The film drifts, coursing through the lives of these teenagers as they attend parties and go about typical adolescent behavior. Cinematographer Autumn Durald shoots Palo Alto in brown hues; often times emphasizing a foggy thickness in the air that gives the picture a thematically appropriate stiffness. It’s particularly effective when Coppola employs tracking shots of her characters as they course through household parties of imbibing teens - the thickness permeating beyond the surface of the screen.
Yet Palo Alto resonates more like a mist, dissipating before it really ever makes contact. Whether it’s the thin material in which Coppola is exploring or the overarching sense that Sophia Coppola has examined the culture of suburban adolescent boredom with greater dramatic and formal finesse (The Virgin Suicides and The Bling Ring), Palo Alto never quite develops into something significant. The film bares a strong kinship to Harmony Korine’s Spring Breakers, particularly in the manner it examines an insular culture of privilege.
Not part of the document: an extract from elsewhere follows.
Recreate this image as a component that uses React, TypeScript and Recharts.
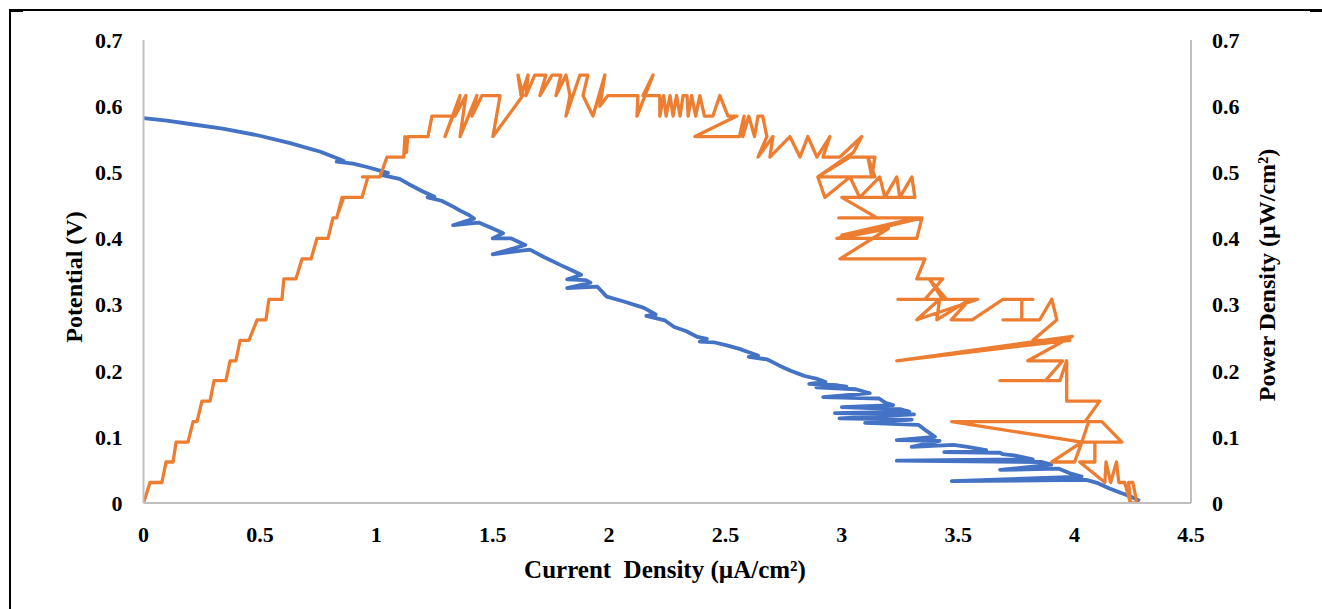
import React from 'react';
import { LineChart, Line, XAxis, YAxis } from 'recharts';

// Tick labels
const currentTicks = [0, 0.5, 1, 1.5, 2, 2.5, 3, 3.5, 4, 4.5];
const potentialTicks = [0, 0.1, 0.2, 0.3, 0.4, 0.5, 0.6, 0.7];
const powerTicks = [0, 0.1, 0.2, 0.3, 0.4, 0.5, 0.6, 0.7];

// Current density (µA/cm²) vs potential (V)
const potentialCurve: [number, number][] = [
  [0, 0.582], [0.1, 0.578], [0.2, 0.573], [0.34, 0.566], [0.49, 0.556], [0.63, 0.544],
  [0.76, 0.531], [0.84, 0.52], [0.86, 0.517], [0.83, 0.516], [0.9, 0.513], [0.96, 0.508],
  [1.05, 0.499], [1.02, 0.496], [1.1, 0.49], [1.14, 0.482], [1.2, 0.471], [1.25, 0.463],
  [1.22, 0.462], [1.28, 0.457], [1.33, 0.448], [1.36, 0.442], [1.4, 0.435], [1.42, 0.43],
  [1.33, 0.42], [1.44, 0.424], [1.5, 0.415], [1.545, 0.408], [1.5, 0.4], [1.58, 0.4],
  [1.64, 0.39], [1.5, 0.376], [1.66, 0.383], [1.72, 0.372], [1.79, 0.36], [1.84, 0.352],
  [1.88, 0.345], [1.82, 0.338], [1.9, 0.337], [1.92, 0.333], [1.82, 0.325], [1.95, 0.327],
  [1.99, 0.312], [2.06, 0.305], [2.15, 0.295], [2.2, 0.285], [2.16, 0.283], [2.24, 0.276],
  [2.28, 0.266], [2.33, 0.26], [2.38, 0.251], [2.42, 0.248], [2.39, 0.244], [2.45, 0.243],
  [2.51, 0.238], [2.56, 0.233], [2.6, 0.228], [2.64, 0.223], [2.6, 0.221], [2.68, 0.217],
  [2.73, 0.208], [2.78, 0.2], [2.81, 0.196], [2.84, 0.192], [2.89, 0.188], [2.93, 0.183],
  [2.86, 0.18], [2.98, 0.178], [3.02, 0.176], [2.89, 0.175], [3.06, 0.172], [3.12, 0.166],
  [2.92, 0.16], [3.16, 0.158], [3.19, 0.151], [3.22, 0.148], [3.0, 0.145], [3.25, 0.142],
  [3.29, 0.138], [2.97, 0.136], [3.31, 0.134], [2.99, 0.128], [3.3, 0.126], [3.1, 0.121],
  [3.33, 0.118], [3.36, 0.11], [3.4, 0.1], [3.236, 0.095], [3.42, 0.094], [3.3, 0.085],
  [3.48, 0.088], [3.54, 0.085], [3.62, 0.08], [3.44, 0.077], [3.68, 0.076], [3.69, 0.074],
  [3.74, 0.072], [3.82, 0.066], [3.236, 0.064], [3.86, 0.062], [3.9, 0.058], [3.68, 0.05],
  [3.93, 0.052], [3.98, 0.045], [4.03, 0.04], [3.472, 0.033], [4.05, 0.035], [4.1, 0.03],
  [4.15, 0.022], [4.2, 0.015], [4.24, 0.01], [4.28, 0.003],
];

// Current density (µA/cm²) vs power density (µW/cm²)
const powerCurve: [number, number][] = [
  [0, 0], [0.028, 0.031], [0.079, 0.031], [0.097, 0.062], [0.127, 0.062], [0.14, 0.092],
  [0.191, 0.092], [0.213, 0.123], [0.23, 0.123], [0.251, 0.154], [0.286, 0.154], [0.303, 0.185],
  [0.354, 0.185], [0.372, 0.215], [0.397, 0.215], [0.415, 0.246], [0.453, 0.246], [0.488, 0.277],
  [0.526, 0.277], [0.539, 0.308], [0.595, 0.308], [0.603, 0.339], [0.655, 0.339], [0.681, 0.369],
  [0.72, 0.369], [0.745, 0.4], [0.793, 0.4], [0.814, 0.431], [0.83, 0.431], [0.853, 0.462],
  [0.838, 0.44], [0.86, 0.462], [0.939, 0.462], [0.964, 0.493], [0.94, 0.493], [1.016, 0.493],
  [1.046, 0.523], [1.118, 0.523], [1.123, 0.554], [1.13, 0.53], [1.135, 0.554], [1.222, 0.554],
  [1.239, 0.585], [1.329, 0.585],
  [1.295, 0.554], [1.36, 0.616], [1.338, 0.585], [1.385, 0.616], [1.36, 0.554], [1.432, 0.616],
  [1.411, 0.585], [1.454, 0.616], [1.532, 0.616], [1.501, 0.554], [1.63, 0.616], [1.609, 0.647],
  [1.622, 0.616], [1.652, 0.647], [1.643, 0.616], [1.681, 0.647], [1.729, 0.647], [1.703, 0.616],
  [1.755, 0.647], [1.793, 0.647], [1.772, 0.616], [1.815, 0.647], [1.832, 0.616], [1.815, 0.585],
  [1.875, 0.647], [1.909, 0.647], [1.888, 0.616], [1.931, 0.585], [1.982, 0.647], [1.96, 0.6],
  [1.995, 0.616], [2.124, 0.616], [2.12, 0.585], [2.189, 0.647], [2.146, 0.616], [2.218, 0.616],
  [2.218, 0.585], [2.235, 0.616], [2.245, 0.585], [2.262, 0.616], [2.275, 0.585], [2.29, 0.616],
  [2.305, 0.585], [2.318, 0.616], [2.335, 0.616], [2.34, 0.585], [2.355, 0.616], [2.372, 0.585],
  [2.39, 0.616], [2.41, 0.585], [2.446, 0.585], [2.476, 0.616], [2.511, 0.585], [2.549, 0.585],
  [2.369, 0.554], [2.464, 0.554], [2.56, 0.554], [2.58, 0.585], [2.575, 0.554], [2.6, 0.585],
  [2.625, 0.554], [2.64, 0.585], [2.66, 0.585], [2.678, 0.554],
  [2.64, 0.523], [2.704, 0.554], [2.691, 0.523], [2.777, 0.554], [2.82, 0.523], [2.854, 0.554],
  [2.893, 0.523], [2.949, 0.554], [2.919, 0.523], [2.992, 0.523], [3.086, 0.554], [3.05, 0.53],
  [2.897, 0.493], [3.035, 0.523], [3.142, 0.523], [3.129, 0.493], [3.112, 0.523], [3.142, 0.493],
  [2.897, 0.493], [2.927, 0.462], [3.035, 0.493], [3.077, 0.462], [3.163, 0.493], [3.185, 0.462],
  [3.236, 0.493], [3.249, 0.462], [3.301, 0.493], [3.314, 0.462], [3.0, 0.462], [3.151, 0.431],
  [2.987, 0.431], [3.344, 0.431], [2.979, 0.4], [3.322, 0.431], [3.0, 0.405], [3.344, 0.431],
  [3.322, 0.4], [2.979, 0.4], [3.2, 0.415], [2.992, 0.369], [3.357, 0.369], [3.322, 0.339],
  [3.434, 0.339], [3.357, 0.308], [3.241, 0.308], [3.45, 0.308], [3.375, 0.339], [3.434, 0.308],
  [3.584, 0.308], [3.322, 0.277], [3.42, 0.308], [3.408, 0.277], [3.55, 0.308], [3.47, 0.277],
  [3.56, 0.277], [3.692, 0.308], [3.821, 0.308], [3.773, 0.308], [3.773, 0.277], [3.692, 0.277],
  [3.85, 0.277], [3.902, 0.308], [3.924, 0.277], [3.821, 0.246], [3.98, 0.246], [3.236, 0.215],
  [3.99, 0.252], [3.799, 0.215], [3.949, 0.215], [3.875, 0.185], [3.679, 0.185], [3.937, 0.185],
  [3.966, 0.215], [3.966, 0.154], [4.022, 0.154], [4.108, 0.154], [4.045, 0.123], [3.894, 0.123],
  [3.472, 0.123], [4.031, 0.092], [4.06, 0.123], [4.117, 0.123], [4.203, 0.092], [4.031, 0.092],
  [3.902, 0.062], [4.0, 0.062], [4.031, 0.092], [4.087, 0.092], [4.087, 0.062], [4.022, 0.062],
  [4.13, 0.031], [4.135, 0.062], [4.155, 0.031], [4.18, 0.062], [4.19, 0.031], [4.215, 0.031],
  [4.24, 0], [4.232, 0.031], [4.25, 0.031], [4.268, 0], [4.23, 0],
];

const potentialData = potentialCurve.map(([x, y]) => ({ x, y }));
const powerData = powerCurve.map(([x, y]) => ({ x, y }));

const FONT = '"Liberation Serif", "Times New Roman", serif';
const tickStyle = { fill: '#000', fontSize: 22, fontWeight: 'bold' as const, fontFamily: FONT };
const axisLineStyle = { stroke: '#BFBFBF', strokeWidth: 2 };
const fmt = (v: number) => (v === 0 ? '0' : String(Math.round(v * 10) / 10));

const titleStyle: React.CSSProperties = {
  position: 'absolute',
  fontFamily: FONT,
  fontWeight: 'bold',
  fontSize: 24,
  color: '#000',
  whiteSpace: 'pre',
  lineHeight: '26px',
  transform: 'translate(-50%, -50%)',
};

export default function App() {
  return (
    <div style={{ position: 'absolute', left: 0, top: 0, width: 1322, height: 609, background: '#fff', overflow: 'hidden' }}>
      <div style={{ position: 'absolute', left: 9, top: 9, width: 1313, height: 600, borderTop: '2px solid #000', borderLeft: '2px solid #000' }} />
      <div style={{ position: 'absolute', left: 9, top: 9, width: 14, height: 3, background: '#000' }} />
      <div style={{ position: 'absolute', left: 1310, top: 9, width: 12, height: 3, background: '#000' }} />
      <div style={{ position: 'absolute', left: 0, top: 0 }}>
        <LineChart width={1322} height={609} margin={{ top: 40, right: 0, bottom: 0, left: 0 }}>
          <XAxis
            type="number"
            dataKey="x"
            domain={[0, 4.5]}
            ticks={currentTicks}
            interval={0}
            height={106}
            tickLine={false}
            tickSize={0}
            tickMargin={23}
            axisLine={axisLineStyle}
            tick={tickStyle}
            tickFormatter={fmt}
            allowDataOverflow
          />
          <YAxis
            yAxisId="left"
            type="number"
            domain={[0, 0.7]}
            ticks={potentialTicks}
            interval={0}
            width={143.5}
            tickLine={false}
            tickSize={0}
            tickMargin={21}
            axisLine={axisLineStyle}
            tick={tickStyle}
            tickFormatter={fmt}
            allowDataOverflow
          />
          <YAxis
            yAxisId="right"
            orientation="right"
            type="number"
            domain={[0, 0.7]}
            ticks={powerTicks}
            interval={0}
            width={131}
            tickLine={false}
            tickSize={0}
            tickMargin={21}
            axisLine={axisLineStyle}
            tick={tickStyle}
            tickFormatter={fmt}
            allowDataOverflow
          />
          <Line
            yAxisId="left"
            data={potentialData}
            dataKey="y"
            type="linear"
            stroke="#4472C4"
            strokeWidth={3.8}
            strokeLinejoin="round"
            dot={false}
            activeDot={false}
            isAnimationActive={false}
          />
          <Line
            yAxisId="right"
            data={powerData}
            dataKey="y"
            type="linear"
            stroke="#ED7D31"
            strokeWidth={3.3}
            strokeLinejoin="round"
            dot={false}
            activeDot={false}
            isAnimationActive={false}
          />
        </LineChart>
      </div>
      <div style={{ ...titleStyle, fontSize: 25, left: 665, top: 570 }}>{'Current  Density (µA/cm²)'}</div>
      <div style={{ ...titleStyle, left: 74, top: 277, transform: 'translate(-50%, -50%) rotate(-90deg)' }}>Potential (V)</div>
      <div style={{ ...titleStyle, left: 1267, top: 275, transform: 'translate(-50%, -50%) rotate(-90deg)' }}>Power Density (µW/cm²)</div>
    </div>
  );
}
But Korine’s efforts evolved into a medusa-like sprawl of racial, social, gender, and political concerns; Palo Alto remains entrenched in its culture without calling to question on the specificity of its environment.
Palo Alto is left intact by impressive performances from its principal leads, as well as an understanding of how teenagers speak and interact with one another. The film’s objective view point disavows any particular condemnation of their behavior. Whereas many films of this nature attempt to bookend the experiences of their characters as if to chart a specific moment of development in their lives, Palo Alto’s feathery touch feels more like a random sampling of three teenagers simply existing - with a life that extends beyond the end of the film’s runtime.